The Co-op launched the Gro range in January 2019 and since then has offered a large and eclectic range of plant based products that includes; vegan curries, steak bakes and chick’n kievs.

The move addresses the anomaly of supermarkets trying to reduce their carbon footprint and helping their customers to do the same, but charging them extra over high carbon products to do this.

In the past some environmentalists have called for a meat tax to level prices up.

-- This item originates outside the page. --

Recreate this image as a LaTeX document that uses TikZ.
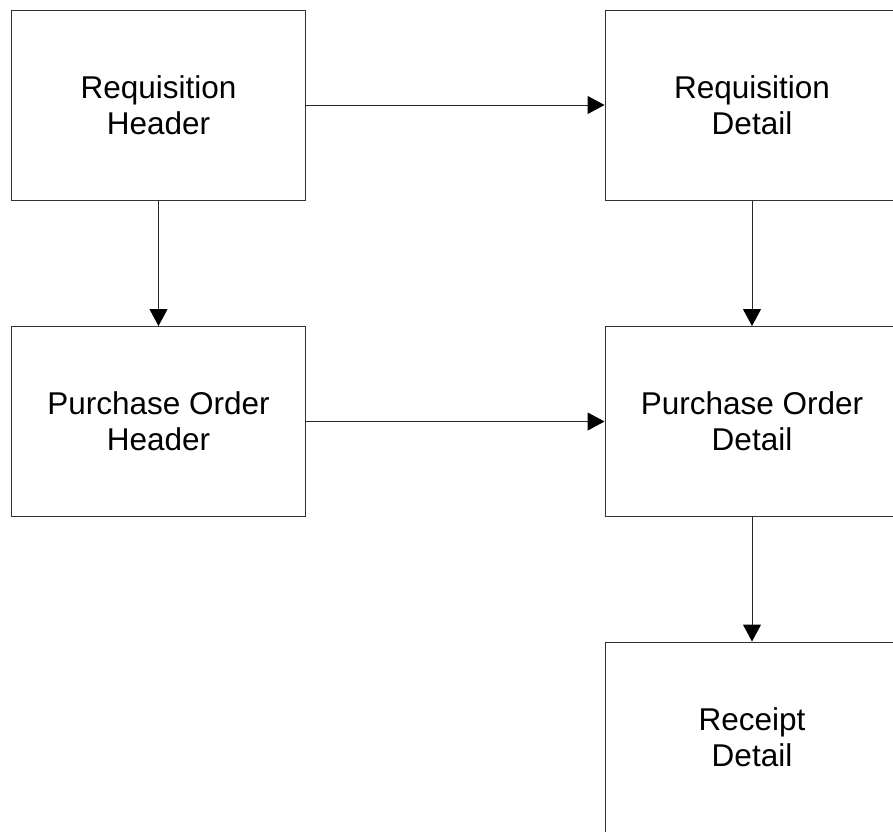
\documentclass[tikz,border=0pt]{standalone}
\usepackage{fontspec}
\setmainfont{Liberation Sans}
\usetikzlibrary{arrows.meta}
\begin{document}
\begin{tikzpicture}[x=1pt,y=-1pt,
  box/.style={draw=black!80,line width=1pt,minimum width=294pt,minimum height=190pt,
    inner sep=0pt,align=center,font=\fontsize{31.5}{36}\selectfont},
  conn/.style={draw=black!85,line width=1pt,-{Triangle[length=17pt,width=18pt,fill=black,color=black]}}]
\useasboundingbox (0,0) rectangle (893,831);
\clip (0,0) rectangle (893,831);
\node[box] (rh) at (158.5,105) {Requisition\\Header};
\node[box] (rd) at (752,105) {Requisition\\Detail};
\node[box] (ph) at (158.5,421.5) {Purchase Order\\Header};
\node[box] (pd) at (752,421.5) {Purchase Order\\Detail};
\node[box] (rc) at (752,737) {Receipt\\Detail};
\draw[conn] (rh) -- (rd);
\draw[conn] (rh) -- (ph);
\draw[conn] (rd) -- (pd);
\draw[conn] (ph) -- (pd);
\draw[conn] (pd) -- (rc);
\end{tikzpicture}
\end{document}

Others have pinned their hopes on the scale of production that cultured (lab–grown) meat is said to be capable of achieving.

Eating plant-based food “shouldn’t cost you more money” said Jo Whitfield, the Co-op Food chief executive, of the move. “It’s an industry-wide standard that plant-based alternatives are usually priced higher than their meat and dairy counterparts … this disparity is unfair to those following vegetarian, vegan and flexitarian diets.”

According to market research firm Mintel Britons spent £549m on alt-meat burgers and sausages last year driven by the environmental benefits of eating less meat.

The reductions in the Gro range include vegan sausages down from £3 to £1.45 and the price of meat-free burgers slashed from £3.00 to £1.35. Meat-free mince is now £1.75 rather than £3.00. The reductions could save a family choosing vegan alternatives more than a hundred pounds a year, the Co-op said.

The supermarket unveiled some other innovations this week as it seeks to become carbon neutral within a decade,m These include switching its 200-strong home delivery fleet to electric vehicles and stopping selling plastic “bags for life.”